K少年に気がついた家の人が彼に気がついて手招きしたが、K少年は踵を返した。
k少年の見捨てられ感はどんなだったか、胸が詰まるような光景だ。
家には暴君の父親しかいない。
彼はそこに帰っていくしかないのだ。
そうしてアダルトチルドレンが長じてアルコホリックになっていく。
彼も家庭でアルコールを飲んで暴力を振るっていたようだ。
今回の入院もだまし討ちのようにして、身体を拘束され入院させられたらしい。
家族への恨みばかりがあったろうけれど、居心地のよかった時間をも思い出していたに違いない。
その思い出の中に、くだんの友人が登場しても不思議はない。
「居心地のいい時を過ごしてもらおう」という趣旨で集まった者ばかりだ。
閉鎖された環境で、居心地の良かった関係を思い出して恋心が芽生えてもおかしくはない。

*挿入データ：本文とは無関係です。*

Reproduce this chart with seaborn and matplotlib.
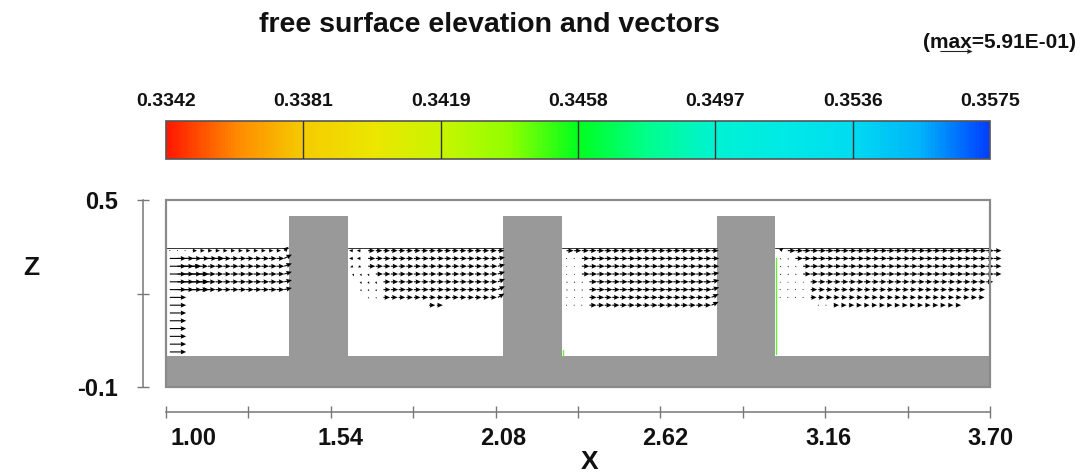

家族に見捨てられた彼が、最後に恋心にすがることを、とがめることなどできはしない。
けれども友人は人妻だ。
彼の恋心に応えることはできない。
それでも、もっと彼に生きてほしかったと思う。
最期の見送りにお花を添えたとき、これほど寂しい顔はないのではないかと思うほど、彼は寂しい顔をしていた。
そして、彼の妻は般若の形相だった。
火葬場に向かう車に乗り込んだ彼の娘が、友達にであろうか、笑顔で手を振っていた光景と共に、彼と彼の妻の顔が思い出される。